Author and Illustrator, Sandra Jobson, was born in 1942 and was brought up on the Sydney waterfront. Her anaesthetist father introduced her to the rock pools of Long Reef and taught her to look under rocks “to find the most amazing things” (Alomes, 1999, p. 201). Jobson attended the Julian Ashton Art School, Sydney, and subsequently studied history at the University of Sydney. After graduating with a Bachelor of Arts, Jobson became a journalist. In an era when female journalists were beginning to be recognised and released from their traditional roles of reporting on the prescriptive “women’s pages” in newspapers in Australia, Jobson was the first woman to work on general news at the Sydney Morning Herald, moving to the UK in the 1960s, to work in their London office. 

Returning to Sydney in the late 1960s, with her husband Robert Darroch, in the 1970s and 1980s Sandra Jobson Darroch contributed to numerous Australian magazines and newspapers, including articles for the Sydney Morning Herald and the Australian Consolidated Press, and later, The Australian, published in Melbourne. Jobson writes in the genres of Australian Studies, biography, journalism and literary criticism.

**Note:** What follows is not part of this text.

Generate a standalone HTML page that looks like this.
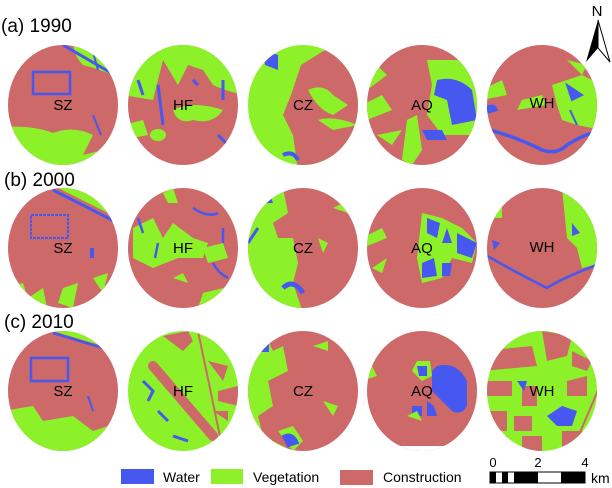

Jobson has published nine books, mostly on local history. As a writer she is best known as Sandra Jobson Darroch for her recently revised and republished biography of Lady Ottoline Morrell. Once Upon a Vase is her only book for children. 


Sources:

Alomes, Stephen, When London Calls: The Expatriation of Australian Creative Artists, Cambridge, Cambridge University Press, 1999, 201–206. 

Darroch, Sandra Jobson, Garsington Revisited, The Legend of Lady Ottoline Morrell, brought up to date, 2017, Indiana University Press, Indiana.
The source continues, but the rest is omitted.